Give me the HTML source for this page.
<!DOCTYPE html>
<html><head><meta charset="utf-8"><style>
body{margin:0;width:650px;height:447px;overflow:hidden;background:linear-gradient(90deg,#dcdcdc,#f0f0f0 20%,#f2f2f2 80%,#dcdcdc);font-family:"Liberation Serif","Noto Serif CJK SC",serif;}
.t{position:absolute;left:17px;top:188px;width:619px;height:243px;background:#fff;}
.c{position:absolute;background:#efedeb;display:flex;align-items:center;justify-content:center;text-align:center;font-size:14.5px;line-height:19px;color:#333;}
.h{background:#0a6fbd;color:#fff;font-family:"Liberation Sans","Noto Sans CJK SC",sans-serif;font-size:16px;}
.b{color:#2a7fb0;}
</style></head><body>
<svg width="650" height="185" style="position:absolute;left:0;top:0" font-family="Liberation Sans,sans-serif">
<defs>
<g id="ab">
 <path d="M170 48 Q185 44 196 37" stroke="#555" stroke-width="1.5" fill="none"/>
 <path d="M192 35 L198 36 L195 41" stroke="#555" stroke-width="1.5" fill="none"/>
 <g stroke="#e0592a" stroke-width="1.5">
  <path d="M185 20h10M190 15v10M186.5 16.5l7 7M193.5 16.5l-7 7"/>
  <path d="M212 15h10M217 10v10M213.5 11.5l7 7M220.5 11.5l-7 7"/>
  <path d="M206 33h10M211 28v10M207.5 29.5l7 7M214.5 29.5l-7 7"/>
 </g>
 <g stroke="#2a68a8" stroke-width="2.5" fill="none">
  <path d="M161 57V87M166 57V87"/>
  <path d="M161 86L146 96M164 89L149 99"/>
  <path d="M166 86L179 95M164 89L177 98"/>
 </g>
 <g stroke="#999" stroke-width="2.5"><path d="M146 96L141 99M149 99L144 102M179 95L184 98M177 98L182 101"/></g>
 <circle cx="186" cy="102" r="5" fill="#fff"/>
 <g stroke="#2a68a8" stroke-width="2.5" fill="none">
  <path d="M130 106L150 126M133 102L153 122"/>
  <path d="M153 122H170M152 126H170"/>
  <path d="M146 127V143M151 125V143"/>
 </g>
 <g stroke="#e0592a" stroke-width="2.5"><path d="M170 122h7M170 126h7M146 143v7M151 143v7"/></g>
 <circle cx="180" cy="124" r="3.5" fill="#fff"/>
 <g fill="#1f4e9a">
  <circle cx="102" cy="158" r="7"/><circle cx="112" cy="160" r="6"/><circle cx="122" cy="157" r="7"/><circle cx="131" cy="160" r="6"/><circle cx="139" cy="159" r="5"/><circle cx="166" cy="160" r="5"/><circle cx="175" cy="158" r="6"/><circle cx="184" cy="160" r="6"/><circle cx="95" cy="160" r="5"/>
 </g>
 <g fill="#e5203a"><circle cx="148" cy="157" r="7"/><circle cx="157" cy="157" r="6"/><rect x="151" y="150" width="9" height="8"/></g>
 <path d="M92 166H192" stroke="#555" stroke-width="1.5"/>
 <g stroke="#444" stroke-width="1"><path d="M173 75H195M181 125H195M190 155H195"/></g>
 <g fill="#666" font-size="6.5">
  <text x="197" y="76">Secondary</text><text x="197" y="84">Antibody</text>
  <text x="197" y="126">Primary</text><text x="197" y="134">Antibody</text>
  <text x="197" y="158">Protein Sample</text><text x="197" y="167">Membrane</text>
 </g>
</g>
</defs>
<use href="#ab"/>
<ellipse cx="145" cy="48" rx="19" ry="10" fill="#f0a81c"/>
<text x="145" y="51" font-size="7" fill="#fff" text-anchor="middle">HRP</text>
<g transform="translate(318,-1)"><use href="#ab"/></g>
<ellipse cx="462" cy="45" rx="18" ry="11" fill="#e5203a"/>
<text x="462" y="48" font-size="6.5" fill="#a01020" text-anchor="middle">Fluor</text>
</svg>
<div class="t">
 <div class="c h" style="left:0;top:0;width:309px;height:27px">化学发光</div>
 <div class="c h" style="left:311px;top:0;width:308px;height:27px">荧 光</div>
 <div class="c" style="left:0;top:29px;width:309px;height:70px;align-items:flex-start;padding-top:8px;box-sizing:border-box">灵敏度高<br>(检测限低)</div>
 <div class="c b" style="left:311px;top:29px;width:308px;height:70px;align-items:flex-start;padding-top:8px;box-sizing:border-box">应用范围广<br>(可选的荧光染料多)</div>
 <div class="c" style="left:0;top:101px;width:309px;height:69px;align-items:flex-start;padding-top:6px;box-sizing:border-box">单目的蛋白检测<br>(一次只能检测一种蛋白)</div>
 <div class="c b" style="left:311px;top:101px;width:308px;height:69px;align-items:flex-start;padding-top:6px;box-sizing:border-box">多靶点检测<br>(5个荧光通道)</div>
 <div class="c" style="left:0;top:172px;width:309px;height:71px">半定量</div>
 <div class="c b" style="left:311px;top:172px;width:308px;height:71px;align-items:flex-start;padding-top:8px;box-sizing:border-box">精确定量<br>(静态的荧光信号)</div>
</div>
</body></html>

^^^^^^^^

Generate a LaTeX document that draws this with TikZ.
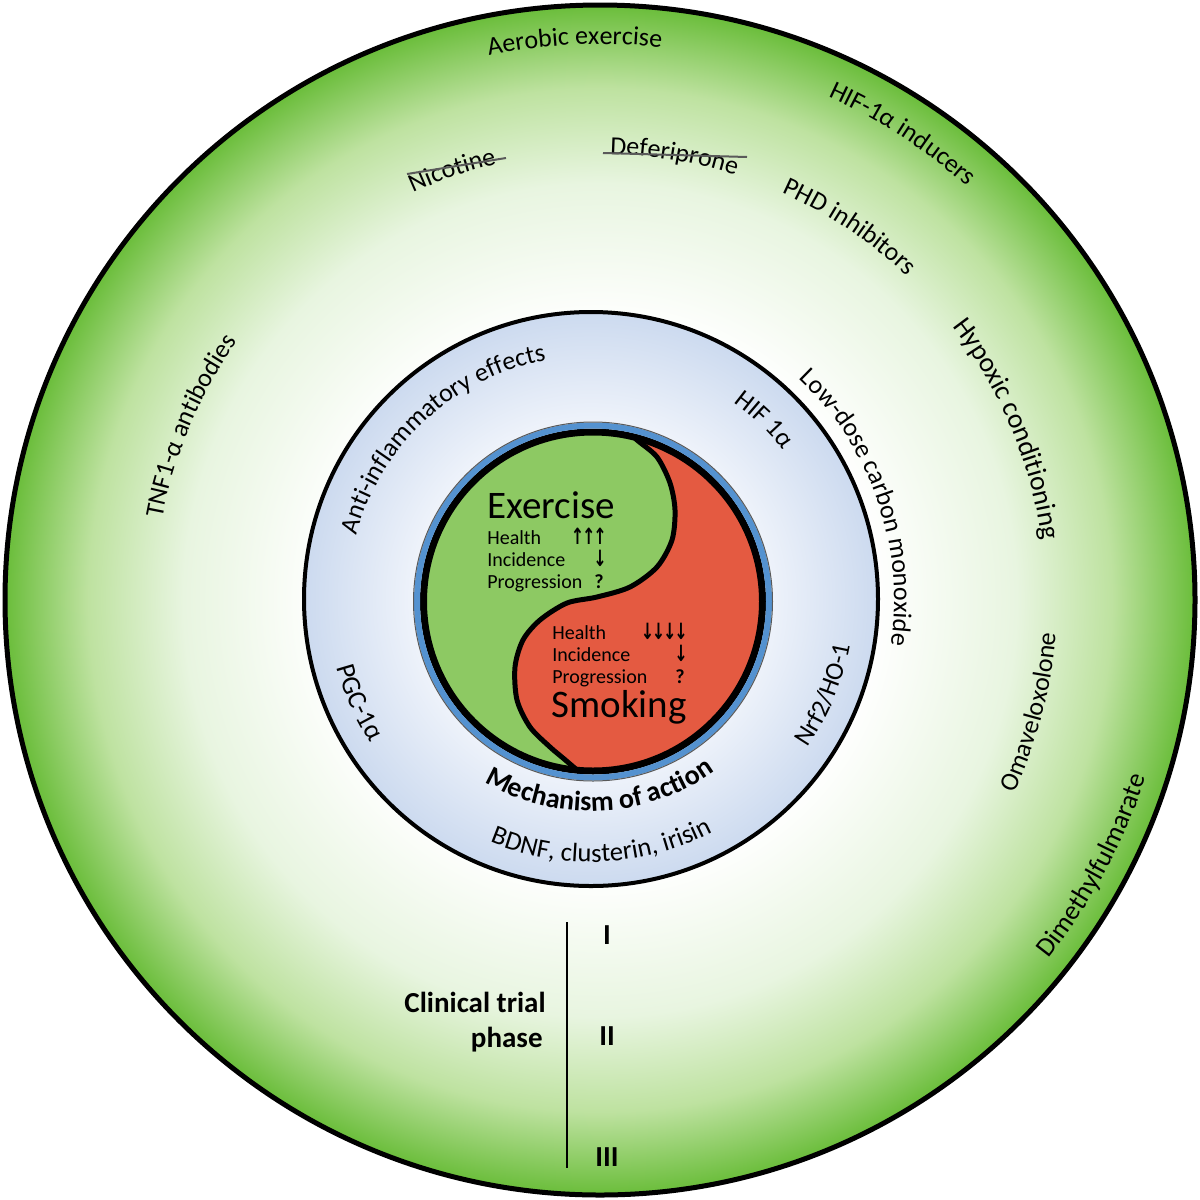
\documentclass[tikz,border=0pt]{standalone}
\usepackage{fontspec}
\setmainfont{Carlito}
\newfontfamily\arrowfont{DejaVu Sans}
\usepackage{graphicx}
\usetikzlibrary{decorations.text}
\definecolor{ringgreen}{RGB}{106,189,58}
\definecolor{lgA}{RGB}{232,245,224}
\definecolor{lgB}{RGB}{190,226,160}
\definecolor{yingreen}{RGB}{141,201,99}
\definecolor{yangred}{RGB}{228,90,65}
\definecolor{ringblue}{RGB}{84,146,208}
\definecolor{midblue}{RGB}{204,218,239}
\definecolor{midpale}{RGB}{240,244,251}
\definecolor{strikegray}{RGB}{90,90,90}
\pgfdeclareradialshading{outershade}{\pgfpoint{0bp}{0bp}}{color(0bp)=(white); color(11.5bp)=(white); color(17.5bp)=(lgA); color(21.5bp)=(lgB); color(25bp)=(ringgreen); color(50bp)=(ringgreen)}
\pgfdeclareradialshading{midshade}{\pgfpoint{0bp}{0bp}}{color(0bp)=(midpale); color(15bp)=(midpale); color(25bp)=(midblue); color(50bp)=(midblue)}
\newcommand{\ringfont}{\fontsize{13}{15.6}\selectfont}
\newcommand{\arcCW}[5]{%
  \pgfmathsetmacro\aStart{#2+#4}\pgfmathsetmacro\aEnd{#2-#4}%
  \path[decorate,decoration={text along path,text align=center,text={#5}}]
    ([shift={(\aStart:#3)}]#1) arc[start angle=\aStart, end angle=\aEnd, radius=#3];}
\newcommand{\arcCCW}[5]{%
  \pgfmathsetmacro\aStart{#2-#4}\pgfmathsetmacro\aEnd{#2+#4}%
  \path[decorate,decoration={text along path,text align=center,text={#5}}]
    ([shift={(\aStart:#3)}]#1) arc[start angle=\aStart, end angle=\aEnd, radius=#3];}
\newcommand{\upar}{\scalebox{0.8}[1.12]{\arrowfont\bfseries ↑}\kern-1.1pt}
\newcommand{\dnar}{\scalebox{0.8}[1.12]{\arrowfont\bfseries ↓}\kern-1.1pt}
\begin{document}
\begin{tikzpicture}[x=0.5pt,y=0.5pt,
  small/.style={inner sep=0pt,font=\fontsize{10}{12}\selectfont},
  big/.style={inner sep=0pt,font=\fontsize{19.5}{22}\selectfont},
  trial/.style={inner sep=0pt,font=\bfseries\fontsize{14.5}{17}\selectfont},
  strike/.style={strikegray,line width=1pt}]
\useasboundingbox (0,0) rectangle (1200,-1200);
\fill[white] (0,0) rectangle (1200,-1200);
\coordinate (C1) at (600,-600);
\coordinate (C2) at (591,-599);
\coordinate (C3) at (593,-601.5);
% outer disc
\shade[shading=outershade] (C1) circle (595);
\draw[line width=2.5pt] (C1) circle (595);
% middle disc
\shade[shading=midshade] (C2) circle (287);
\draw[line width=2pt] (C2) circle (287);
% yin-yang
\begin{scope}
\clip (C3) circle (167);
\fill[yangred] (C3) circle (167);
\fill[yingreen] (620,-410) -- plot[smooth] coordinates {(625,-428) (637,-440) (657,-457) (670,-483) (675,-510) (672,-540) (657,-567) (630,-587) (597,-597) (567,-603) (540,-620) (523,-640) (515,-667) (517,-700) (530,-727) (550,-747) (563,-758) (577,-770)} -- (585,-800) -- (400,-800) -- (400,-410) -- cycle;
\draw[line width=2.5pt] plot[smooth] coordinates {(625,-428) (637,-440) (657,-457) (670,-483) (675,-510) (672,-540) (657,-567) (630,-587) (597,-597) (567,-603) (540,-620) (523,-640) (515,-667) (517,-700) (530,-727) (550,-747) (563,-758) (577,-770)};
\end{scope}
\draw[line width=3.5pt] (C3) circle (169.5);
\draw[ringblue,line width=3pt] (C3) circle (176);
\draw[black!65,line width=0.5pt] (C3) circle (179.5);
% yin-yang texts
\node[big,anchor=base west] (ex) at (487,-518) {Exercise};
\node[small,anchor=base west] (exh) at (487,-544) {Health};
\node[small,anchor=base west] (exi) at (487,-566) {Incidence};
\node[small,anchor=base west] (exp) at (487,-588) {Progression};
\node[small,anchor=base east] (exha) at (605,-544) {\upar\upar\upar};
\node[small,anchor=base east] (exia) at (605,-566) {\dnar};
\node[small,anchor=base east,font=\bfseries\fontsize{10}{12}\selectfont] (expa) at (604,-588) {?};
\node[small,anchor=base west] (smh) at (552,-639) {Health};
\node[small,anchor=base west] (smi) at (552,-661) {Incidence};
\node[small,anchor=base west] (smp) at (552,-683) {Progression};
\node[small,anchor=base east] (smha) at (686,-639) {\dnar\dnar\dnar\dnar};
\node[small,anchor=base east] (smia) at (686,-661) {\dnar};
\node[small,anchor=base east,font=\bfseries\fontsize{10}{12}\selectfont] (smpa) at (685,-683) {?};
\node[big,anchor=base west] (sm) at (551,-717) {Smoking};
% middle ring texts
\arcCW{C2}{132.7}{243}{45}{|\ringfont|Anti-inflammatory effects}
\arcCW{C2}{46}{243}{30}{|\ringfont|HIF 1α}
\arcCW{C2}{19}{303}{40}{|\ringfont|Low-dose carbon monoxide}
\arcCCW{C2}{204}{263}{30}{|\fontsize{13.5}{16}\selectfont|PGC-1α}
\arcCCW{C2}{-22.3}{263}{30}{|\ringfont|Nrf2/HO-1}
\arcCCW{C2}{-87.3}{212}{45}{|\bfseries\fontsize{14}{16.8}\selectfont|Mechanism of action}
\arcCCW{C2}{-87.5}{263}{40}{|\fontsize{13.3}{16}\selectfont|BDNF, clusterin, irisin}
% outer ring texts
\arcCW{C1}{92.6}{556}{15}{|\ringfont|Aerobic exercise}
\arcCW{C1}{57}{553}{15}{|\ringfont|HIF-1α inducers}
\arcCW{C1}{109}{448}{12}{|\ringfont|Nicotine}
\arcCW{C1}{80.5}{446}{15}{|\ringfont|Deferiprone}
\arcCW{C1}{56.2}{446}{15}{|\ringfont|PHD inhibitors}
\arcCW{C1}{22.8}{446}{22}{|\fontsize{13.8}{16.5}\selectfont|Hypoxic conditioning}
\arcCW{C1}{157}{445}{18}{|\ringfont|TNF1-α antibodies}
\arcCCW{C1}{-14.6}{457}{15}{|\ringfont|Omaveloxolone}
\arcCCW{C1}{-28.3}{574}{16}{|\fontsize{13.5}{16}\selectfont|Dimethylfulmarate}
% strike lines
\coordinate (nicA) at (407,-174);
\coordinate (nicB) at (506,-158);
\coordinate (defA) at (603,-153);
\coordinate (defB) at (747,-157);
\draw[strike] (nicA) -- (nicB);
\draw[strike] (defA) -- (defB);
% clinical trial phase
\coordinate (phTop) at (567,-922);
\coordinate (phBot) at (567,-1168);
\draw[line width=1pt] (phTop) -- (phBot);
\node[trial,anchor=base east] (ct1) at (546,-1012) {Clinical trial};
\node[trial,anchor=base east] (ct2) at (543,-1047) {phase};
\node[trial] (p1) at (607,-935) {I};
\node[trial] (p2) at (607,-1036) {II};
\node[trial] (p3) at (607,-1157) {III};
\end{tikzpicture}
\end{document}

^^^^^^^^

Which lines of the material contain the string "this"? List each of them.

**Answer to the exercise:**
Give me the HTML source for this page.
Generate a LaTeX document that draws this with TikZ.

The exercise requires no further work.